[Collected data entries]
^^^^

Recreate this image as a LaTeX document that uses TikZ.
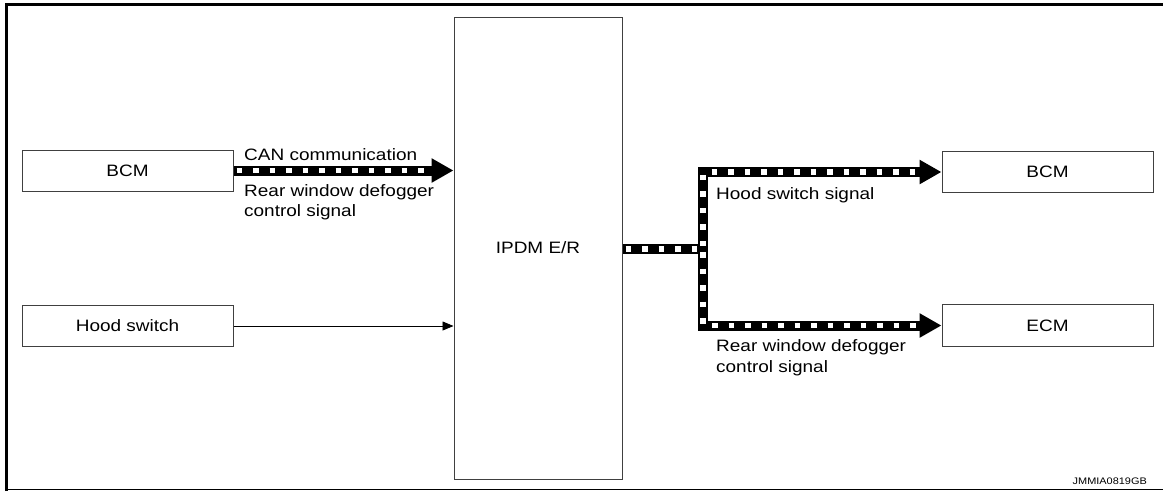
\documentclass[tikz,border=0pt]{standalone}
\usepackage{fontspec}
\setmainfont{Liberation Sans}[FakeStretch=1.15]
\usetikzlibrary{arrows.meta}
\tikzset{
  box/.style={draw=black!75, line width=1pt, inner sep=0pt},
  lbl/.style={anchor=base west, inner sep=0pt, font=\fontsize{16.5}{18}\selectfont},
  sig/.style={line width=10pt, -{Triangle[length=22pt,width=23pt]},
    postaction={draw=white, line width=5.5pt, dash pattern=on 5.5pt off 11pt, dash phase=-3pt, shorten >=24pt, -}},
  signa/.style={line width=10pt,
    postaction={draw=white, line width=5.5pt, dash pattern=on 5.5pt off 11pt, dash phase=-3pt}},
  thin/.style={line width=0.8pt, -{Triangle[length=11pt,width=9pt]}}
}
\begin{document}
\begin{tikzpicture}[x=1pt,y=-1pt]
\useasboundingbox (0,0) rectangle (1163,491);
% frame
\draw[line width=3pt] (6.5,491) -- (6.5,4.5) -- (1163,4.5);
\draw[line width=1pt] (6.5,489.5) -- (1163,489.5);
% boxes
\node[box, minimum width=211pt, minimum height=41pt, font=\fontsize{16.5}{18}\selectfont] (bcm) at (127.5,170.5) {BCM};
\node[box, minimum width=211pt, minimum height=41pt, font=\fontsize{16.5}{18}\selectfont] (hood) at (127.5,326) {Hood switch};
\node[box, minimum width=168pt, minimum height=462pt, font=\fontsize{16.5}{18}\selectfont] (ipdm) at (538,248) {IPDM E/R};
\node[box, minimum width=211pt, minimum height=41pt, font=\fontsize{16.5}{18}\selectfont] (bcm2) at (1047.5,172) {BCM};
\node[box, minimum width=211pt, minimum height=42pt, font=\fontsize{16.5}{18}\selectfont] (ecm) at (1047.5,325.5) {ECM};
% connectors
\draw[sig] (bcm.east) -- (bcm.east -| ipdm.west);
\draw[thin] (hood.east) -- (hood.east -| ipdm.west);
\coordinate (j) at (703,249);
\draw[signa] (ipdm.east |- j) -- (j);
\draw[sig] (j) |- (bcm2.west);
\draw[sig] (j) |- (ecm.west);
% labels
\node[lbl] (t1) at (244,160) {CAN communication};
\node[lbl] (t2) at (244,196) {Rear window defogger};
\node[lbl] (t3) at (244,216.5) {control signal};
\node[lbl] (t4) at (716,199) {Hood switch signal};
\node[lbl] (t5) at (716,351) {Rear window defogger};
\node[lbl] (t6) at (716,372) {control signal};
\node[anchor=base east, inner sep=0pt, font=\fontsize{9.5}{11}\selectfont] (id) at (1147,484) {JMMIA0819GB};
\end{tikzpicture}
\end{document}
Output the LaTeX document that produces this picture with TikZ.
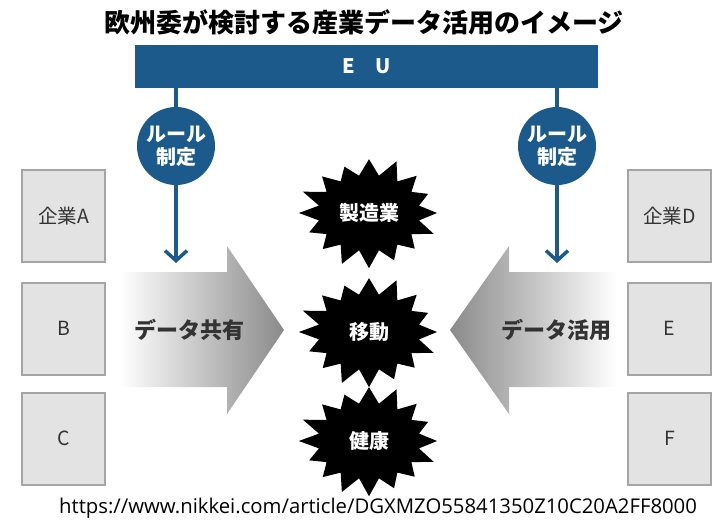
\documentclass[tikz,border=0pt]{standalone}
\usepackage{fontspec}
\setmainfont{Noto Sans CJK JP}
\newfontfamily\urlfont{Open Sans}
\usetikzlibrary{arrows.meta,calc}
\definecolor{eublue}{HTML}{1D5A8C}
\definecolor{boxfill}{HTML}{E3E3E3}
\definecolor{boxline}{HTML}{A5A5A5}
\definecolor{txtgray}{HTML}{333333}
\definecolor{arrgray}{HTML}{8A8A8A}
\newcommand\myburst[1]{%
  \fill[black] ($(#1)+(0:68pt and 53pt)$)
    \foreach \k [evaluate=\k as \rx using {isodd(\k) ? 51 : 68+4*sin(\k*137)},
                 evaluate=\k as \ry using {isodd(\k) ? 38 : 53+3*sin(\k*137)}] in {1,...,31}
      { -- ($(#1)+({\k*11.25}:\rx pt and \ry pt)$) } -- cycle;}
\begin{document}
\begin{tikzpicture}[x=1pt,y=-1pt,
  company/.style={draw=boxline, line width=2pt, fill=boxfill, minimum width=83pt, minimum height=92pt, inner sep=0pt, font=\fontsize{19.5}{19.5}\selectfont, text=txtgray},
  rulecirc/.style={circle, fill=eublue, minimum size=78pt, inner sep=0pt, text=white, font=\fontsize{20}{23}\bfseries\selectfont, align=center},
  bursttext/.style={inner sep=0pt, text=white, font=\fontsize{20}{20}\bfseries\selectfont},
  link/.style={draw=eublue, line width=3.5pt},
  bigarrowtext/.style={text=txtgray, font=\fontsize{22}{22}\bfseries\selectfont}]
\useasboundingbox (0,0) rectangle (724,522);
\node (title) at (364,22) {\fontsize{26}{26}\bfseries\selectfont 欧州委が検討する産業データ活用のイメージ};
\node[fill=eublue, minimum width=463pt, minimum height=43pt, inner sep=0pt, text=white, font=\fontsize{20}{20}\bfseries\selectfont] (eu) at (366.5,66.5) {E\hspace{1em}U};
\node[rulecirc] (lr) at (176,146) {ルール\\制定};
\node[rulecirc] (rr) at (557,146) {ルール\\制定};
% big arrows
\shade[left color=white, right color=arrgray] (120,272) -- (227,272) -- (227,246) -- (284,330) -- (227,414) -- (227,387) -- (120,387) -- cycle;
\shade[left color=arrgray, right color=white] (617,272) -- (509,272) -- (509,246) -- (450,330) -- (509,414) -- (509,387) -- (617,387) -- cycle;
\node[bigarrowtext] (share) at (189,330) {データ共有};
\node[bigarrowtext] (use) at (556,330) {データ活用};
\coordinate (lt) at (176,263);
\coordinate (rt) at (557,263);
\draw[link] (eu.south -| lr) -- (lr.north);
\draw[link] (eu.south -| rr) -- (rr.north);
\draw[link, -{Straight Barb[length=10pt,width=22pt]}] (lr.south) -- (lt);
\draw[link, -{Straight Barb[length=10pt,width=22pt]}] (rr.south) -- (rt);
% companies
\node[company] (a) at (63.5,216) {企業A};
\node[company] (b) at (63.5,328.5) {B};
\node[company] (c) at (63.5,438.5) {C};
\node[company] (d) at (669.5,216) {企業D};
\node[company] (e) at (669.5,328.5) {E};
\node[company] (f) at (669.5,438.5) {F};
% bursts
\coordinate (c1) at (369,213);
\coordinate (c2) at (369,332);
\coordinate (c3) at (369,441);
\myburst{c1}
\myburst{c2}
\myburst{c3}
\node[bursttext] (s1) at (c1) {製造業};
\node[bursttext] (s2) at (c2) {移動};
\node[bursttext] (s3) at (c3) {健康};
\node (url) at (378,508) {\urlfont\fontsize{20.3}{20}\selectfont https://www.nikkei.com/article/DGXMZO55841350Z10C20A2FF8000};
\end{tikzpicture}
\end{document}
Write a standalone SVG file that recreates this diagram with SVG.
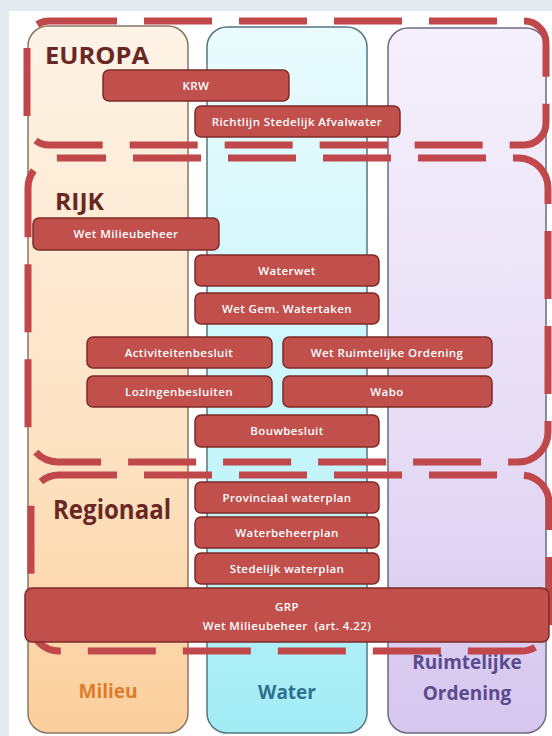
<svg xmlns="http://www.w3.org/2000/svg" width="552" height="736" viewBox="0 0 552 736">
<defs>
<linearGradient id="gM" x1="0" y1="0" x2="0" y2="1"><stop offset="0" stop-color="#fdf3e6"/><stop offset="0.6" stop-color="#fde2c2"/><stop offset="1" stop-color="#fbcf9c"/></linearGradient>
<linearGradient id="gW" x1="0" y1="0" x2="0" y2="1"><stop offset="0" stop-color="#e9fbfd"/><stop offset="0.6" stop-color="#c6f5fa"/><stop offset="1" stop-color="#a2ecf6"/></linearGradient>
<linearGradient id="gR" x1="0" y1="0" x2="0" y2="1"><stop offset="0" stop-color="#f5f0fb"/><stop offset="0.6" stop-color="#e6dcf5"/><stop offset="1" stop-color="#d5c6ee"/></linearGradient>
<style>
.bar{fill:#c14f4b;stroke:#7d2b29;stroke-width:1.5}
.bt{fill:#ffffff;font-family:"Open Sans","DejaVu Sans",sans-serif;font-weight:600;font-size:11.5px;text-anchor:middle;letter-spacing:0.4px;white-space:pre}
.dash{fill:none;stroke:#c0474a;stroke-width:7;stroke-dasharray:68 27}
.hd{fill:#6a2825;font-family:"Open Sans","DejaVu Sans",sans-serif;font-weight:700}
.ct{font-family:"Open Sans","DejaVu Sans",sans-serif;font-weight:700;font-size:19px;text-anchor:middle}
</style>
</defs>
<rect x="0" y="0" width="552" height="736" fill="#e4ebef"/>
<rect x="9" y="11" width="543" height="725" fill="#ffffff"/>

<g id="col-milieu">
<rect x="28" y="26" width="160" height="707" rx="20" fill="url(#gM)" stroke="#8a7665" stroke-width="1.5"/>
<text class="ct" x="108" y="698" fill="#e07b2c">Milieu</text>
</g>
<g id="col-water">
<rect x="207" y="27" width="160" height="706" rx="20" fill="url(#gW)" stroke="#56777e" stroke-width="1.5"/>
<text class="ct" x="287" y="699" fill="#2e7190">Water</text>
</g>
<g id="col-ro">
<rect x="388" y="28" width="158" height="705" rx="20" fill="url(#gR)" stroke="#6c6b84" stroke-width="1.5"/>
<text class="ct" x="467" y="669" fill="#5a4a8e">Ruimtelijke</text>
<text class="ct" x="467" y="700" fill="#5a4a8e">Ordening</text>
</g>

<g id="groups">
<rect class="dash" x="27" y="21" width="519" height="124" rx="22"/>
<rect class="dash" x="28" y="158" width="520" height="304" rx="30" stroke-dashoffset="20"/>
<rect class="dash" x="31" y="475" width="518" height="176" rx="28" stroke-dashoffset="10"/>
<text class="hd" x="45" y="64" font-size="24" textLength="104" lengthAdjust="spacingAndGlyphs">EUROPA</text>
<text class="hd" x="55" y="210" font-size="24" textLength="49" lengthAdjust="spacingAndGlyphs">RIJK</text>
<text class="hd" x="53" y="519" font-size="26" textLength="118" lengthAdjust="spacingAndGlyphs">Regionaal</text>
</g>

<g id="krw"><rect class="bar" x="103" y="70" width="186" height="31" rx="6"/><text class="bt" x="196" y="90">KRW</text></g>
<g id="rsa"><rect class="bar" x="195" y="106" width="205" height="31" rx="6"/><text class="bt" x="297" y="126">Richtlijn Stedelijk Afvalwater</text></g>
<g id="wm"><rect class="bar" x="33" y="218" width="186" height="32" rx="6"/><text class="bt" x="126" y="238">Wet Milieubeheer</text></g>
<g id="ww"><rect class="bar" x="195" y="255" width="184" height="31" rx="6"/><text class="bt" x="287" y="275">Waterwet</text></g>
<g id="wgw"><rect class="bar" x="195" y="293" width="184" height="31" rx="6"/><text class="bt" x="287" y="313">Wet Gem. Watertaken</text></g>
<g id="ab"><rect class="bar" x="87" y="337" width="185" height="31" rx="6"/><text class="bt" x="179" y="357">Activiteitenbesluit</text></g>
<g id="wro"><rect class="bar" x="283" y="337" width="209" height="31" rx="6"/><text class="bt" x="387" y="357">Wet Ruimtelijke Ordening</text></g>
<g id="lb"><rect class="bar" x="87" y="376" width="185" height="31" rx="6"/><text class="bt" x="179" y="396">Lozingenbesluiten</text></g>
<g id="wabo"><rect class="bar" x="283" y="376" width="209" height="31" rx="6"/><text class="bt" x="387" y="396">Wabo</text></g>
<g id="bb"><rect class="bar" x="195" y="415" width="184" height="32" rx="6"/><text class="bt" x="287" y="435">Bouwbesluit</text></g>
<g id="pw"><rect class="bar" x="195" y="482" width="184" height="31" rx="6"/><text class="bt" x="287" y="502">Provinciaal waterplan</text></g>
<g id="wbp"><rect class="bar" x="195" y="517" width="184" height="31" rx="6"/><text class="bt" x="287" y="537">Waterbeheerplan</text></g>
<g id="sw"><rect class="bar" x="195" y="553" width="184" height="31" rx="6"/><text class="bt" x="287" y="573">Stedelijk waterplan</text></g>
<g id="grp"><rect class="bar" x="25" y="588" width="524" height="54" rx="7"/><text class="bt" x="287" y="611">GRP</text><text class="bt" x="287" y="630">Wet Milieubeheer  (art. 4.22)</text></g>
</svg>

^^^^

▸ To do: From the listing, copy every line where the string "LaTeX" appears.

▸ Output of the task:
Recreate this image as a LaTeX document that uses TikZ.
Output the LaTeX document that produces this picture with TikZ.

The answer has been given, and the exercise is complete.